• **Challenge**: Don't include pictures. Quote the lines below from the first through the line that contains "const scatterData = zValues.map((z, i)".

• **Recorded information**:

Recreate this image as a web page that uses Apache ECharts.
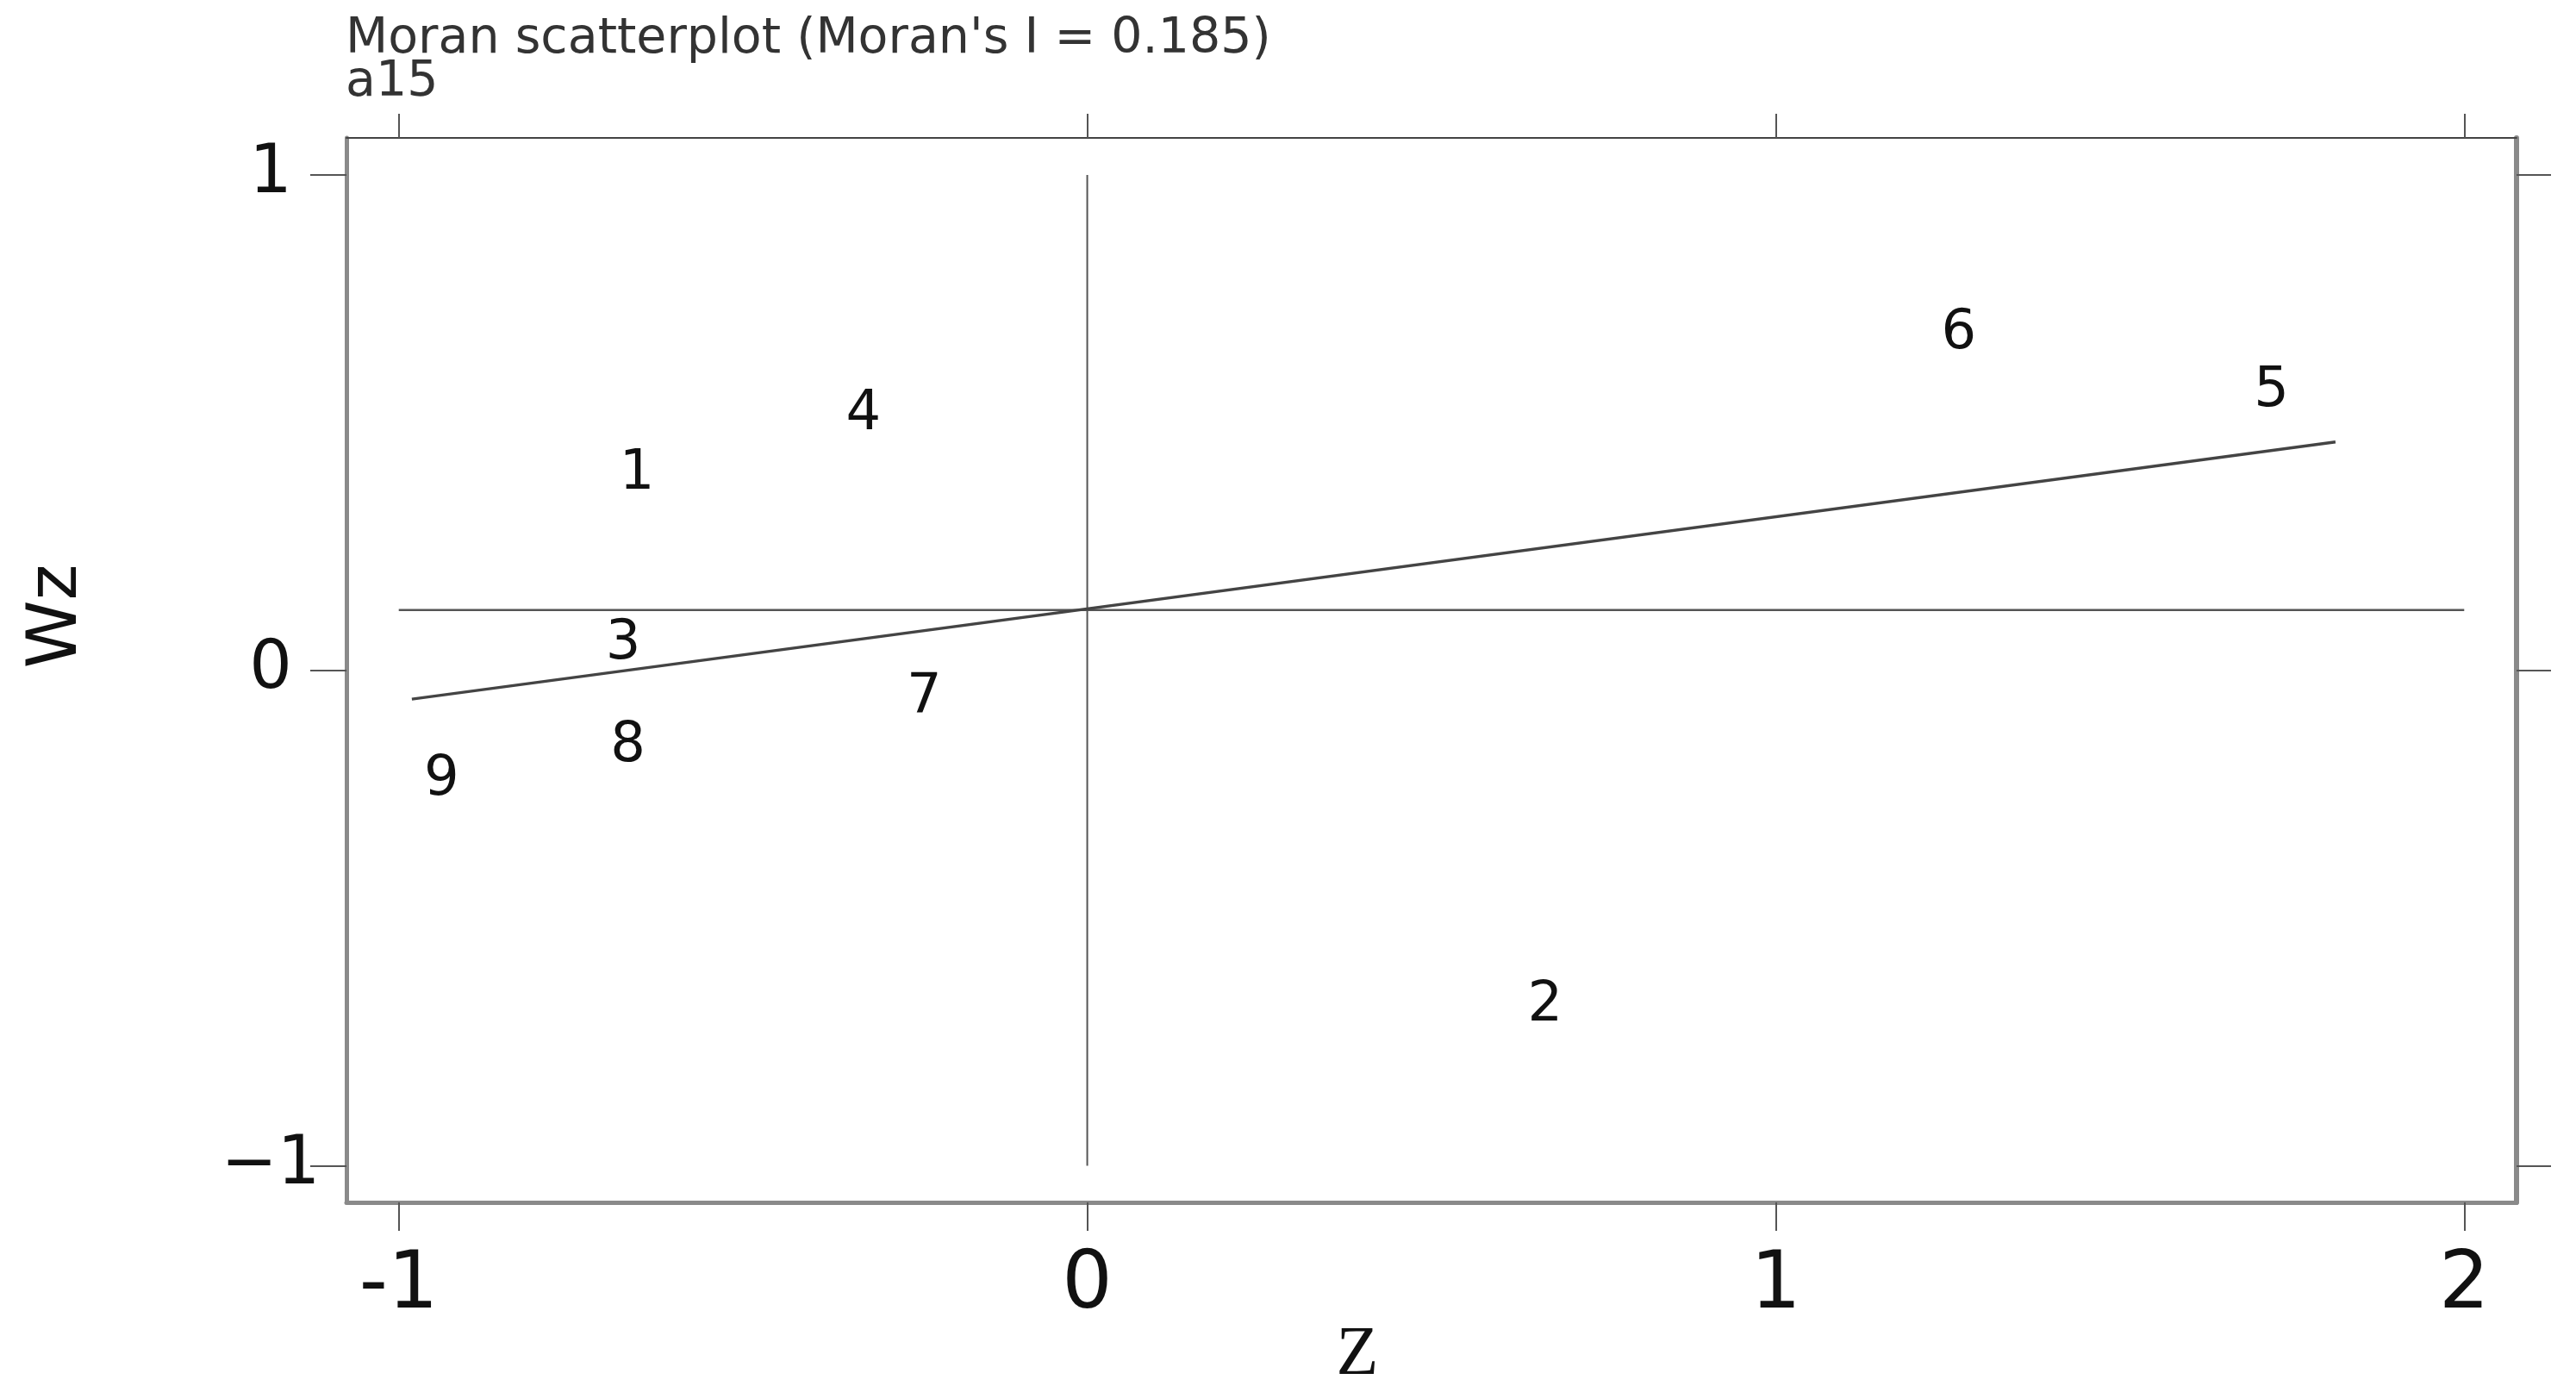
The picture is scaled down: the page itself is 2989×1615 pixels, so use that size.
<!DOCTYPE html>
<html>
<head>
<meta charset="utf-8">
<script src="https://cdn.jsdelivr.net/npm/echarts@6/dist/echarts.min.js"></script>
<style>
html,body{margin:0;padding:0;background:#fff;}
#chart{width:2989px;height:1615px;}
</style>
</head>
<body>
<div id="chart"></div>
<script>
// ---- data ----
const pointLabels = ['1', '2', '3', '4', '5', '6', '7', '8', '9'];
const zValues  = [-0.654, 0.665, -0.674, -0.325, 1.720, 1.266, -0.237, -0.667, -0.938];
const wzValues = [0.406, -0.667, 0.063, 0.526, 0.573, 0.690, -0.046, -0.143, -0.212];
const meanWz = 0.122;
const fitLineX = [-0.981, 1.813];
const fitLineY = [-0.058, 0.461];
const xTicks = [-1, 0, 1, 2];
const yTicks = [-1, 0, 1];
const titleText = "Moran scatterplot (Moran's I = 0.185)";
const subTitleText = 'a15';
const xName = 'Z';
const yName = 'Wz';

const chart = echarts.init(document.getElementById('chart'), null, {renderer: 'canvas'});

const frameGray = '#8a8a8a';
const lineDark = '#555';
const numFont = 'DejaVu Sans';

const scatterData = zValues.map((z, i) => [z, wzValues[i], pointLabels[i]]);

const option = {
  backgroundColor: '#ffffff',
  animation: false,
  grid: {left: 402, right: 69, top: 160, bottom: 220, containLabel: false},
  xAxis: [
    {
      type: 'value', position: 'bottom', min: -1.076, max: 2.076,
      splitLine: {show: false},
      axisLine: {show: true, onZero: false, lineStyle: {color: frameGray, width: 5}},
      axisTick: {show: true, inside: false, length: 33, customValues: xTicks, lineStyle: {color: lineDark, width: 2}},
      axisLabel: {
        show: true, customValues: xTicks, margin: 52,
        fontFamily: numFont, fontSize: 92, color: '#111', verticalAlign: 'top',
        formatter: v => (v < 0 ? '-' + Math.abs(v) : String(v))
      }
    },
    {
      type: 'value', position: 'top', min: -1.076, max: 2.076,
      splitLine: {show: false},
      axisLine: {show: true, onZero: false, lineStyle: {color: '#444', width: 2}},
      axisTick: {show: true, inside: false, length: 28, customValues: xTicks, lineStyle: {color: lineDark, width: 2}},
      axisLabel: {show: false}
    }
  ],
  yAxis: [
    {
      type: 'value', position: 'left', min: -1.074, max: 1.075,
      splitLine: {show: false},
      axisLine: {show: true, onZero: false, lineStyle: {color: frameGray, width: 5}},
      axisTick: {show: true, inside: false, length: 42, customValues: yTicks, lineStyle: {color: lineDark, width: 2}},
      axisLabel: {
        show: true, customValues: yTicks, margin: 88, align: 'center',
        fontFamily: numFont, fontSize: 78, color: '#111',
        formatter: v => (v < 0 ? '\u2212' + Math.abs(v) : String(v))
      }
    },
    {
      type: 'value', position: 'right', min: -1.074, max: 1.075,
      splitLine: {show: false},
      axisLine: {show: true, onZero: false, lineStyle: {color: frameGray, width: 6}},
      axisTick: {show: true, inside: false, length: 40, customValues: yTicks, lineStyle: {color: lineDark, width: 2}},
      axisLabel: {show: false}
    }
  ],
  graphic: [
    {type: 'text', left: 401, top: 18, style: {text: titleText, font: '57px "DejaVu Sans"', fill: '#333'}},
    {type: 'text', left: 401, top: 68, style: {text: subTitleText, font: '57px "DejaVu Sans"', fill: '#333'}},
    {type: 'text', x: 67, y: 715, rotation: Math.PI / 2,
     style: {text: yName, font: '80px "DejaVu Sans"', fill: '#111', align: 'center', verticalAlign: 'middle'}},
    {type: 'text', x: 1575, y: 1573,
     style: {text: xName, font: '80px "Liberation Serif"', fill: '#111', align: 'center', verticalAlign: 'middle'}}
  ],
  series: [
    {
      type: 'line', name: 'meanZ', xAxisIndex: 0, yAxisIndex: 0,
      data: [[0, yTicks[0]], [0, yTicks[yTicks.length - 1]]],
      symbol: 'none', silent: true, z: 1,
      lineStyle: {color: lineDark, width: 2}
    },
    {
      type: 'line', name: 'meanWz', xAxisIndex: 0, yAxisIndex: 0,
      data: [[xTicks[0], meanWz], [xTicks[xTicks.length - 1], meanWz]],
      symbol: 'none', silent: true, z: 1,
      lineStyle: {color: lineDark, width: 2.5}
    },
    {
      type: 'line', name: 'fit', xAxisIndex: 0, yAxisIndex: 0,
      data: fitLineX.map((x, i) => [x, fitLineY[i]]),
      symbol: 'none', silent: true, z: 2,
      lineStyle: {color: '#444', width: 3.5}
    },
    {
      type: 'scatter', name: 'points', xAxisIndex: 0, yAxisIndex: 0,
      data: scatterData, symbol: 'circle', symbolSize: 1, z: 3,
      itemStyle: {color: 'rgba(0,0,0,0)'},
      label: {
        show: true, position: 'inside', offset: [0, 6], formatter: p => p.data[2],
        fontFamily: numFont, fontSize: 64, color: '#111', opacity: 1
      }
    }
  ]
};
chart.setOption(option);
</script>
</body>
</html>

• **The result**:
Recreate this image as a web page that uses Apache ECharts.
The picture is scaled down: the page itself is 2989×1615 pixels, so use that size.
<!DOCTYPE html>
<html>
<head>
<meta charset="utf-8">
<script src="https://cdn.jsdelivr.net/npm/echarts@6/dist/echarts.min.js"></script>
<style>
html,body{margin:0;padding:0;background:#fff;}
#chart{width:2989px;height:1615px;}
</style>
</head>
<body>
<div id="chart"></div>
<script>
// ---- data ----
const pointLabels = ['1', '2', '3', '4', '5', '6', '7', '8', '9'];
const zValues  = [-0.654, 0.665, -0.674, -0.325, 1.720, 1.266, -0.237, -0.667, -0.938];
const wzValues = [0.406, -0.667, 0.063, 0.526, 0.573, 0.690, -0.046, -0.143, -0.212];
const meanWz = 0.122;
const fitLineX = [-0.981, 1.813];
const fitLineY = [-0.058, 0.461];
const xTicks = [-1, 0, 1, 2];
const yTicks = [-1, 0, 1];
const titleText = "Moran scatterplot (Moran's I = 0.185)";
const subTitleText = 'a15';
const xName = 'Z';
const yName = 'Wz';

const chart = echarts.init(document.getElementById('chart'), null, {renderer: 'canvas'});

const frameGray = '#8a8a8a';
const lineDark = '#555';
const numFont = 'DejaVu Sans';

const scatterData = zValues.map((z, i) => [z, wzValues[i], pointLabels[i]]);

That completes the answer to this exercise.